Columbia, SC (WLTX) - Friday an Emergency Response Team from the Environmental Protection Agency began testing yards in an area of Columbia's Rosewood Community contaminated with arsenic and lead.
"We're not certain of the magnitude," said Rich Jadine with the EPA. "There may be lead here as there is everywhere in America. It may be at a level that's harmful and it may be at a level that's not harmful."
DHEC announced more than a week ago that soil surrounding the Seaco plant in Columbia was contaminated by a fertilizer plant that operated on the same ground 100 years ago.
"It's highly suspect now that some of that material has migrated this way," said Jadine.
Friday, the EPA team spoke with residents in the area and took samples above the grass. They will dig below to look for traces of the elements starting next week.

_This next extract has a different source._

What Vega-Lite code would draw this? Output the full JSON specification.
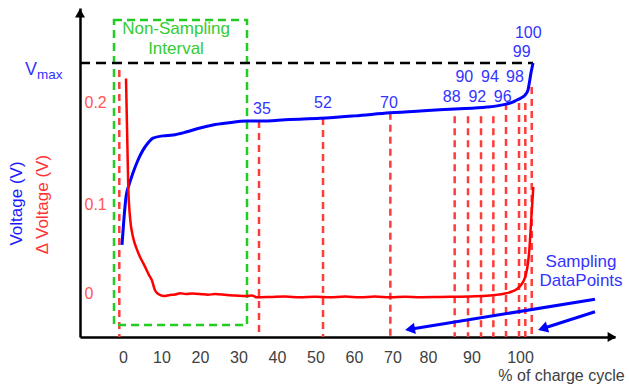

"We're also taking some air samples, just to see if any air with traffic in the neighborhood is blowing around and if there's an exposure pathway to the individuals that live here," said Jadine.
"We are trying to figure out how far the footprint actually reaches of any contamination," said Jim Beasley with DHEC.
Beasley says the boundaries of the fertilizer plant extend beyond the current Seaco plant plot.
"If it's harmful, we would do what we consider a removal action which means dig up the top foot or so of soil and then bring in fill and sod it or grass seed it back to the exposure would be removed," said Jadine. "The removal process is quite a burden to the homeowners so we want to make sure it's an appropriate action."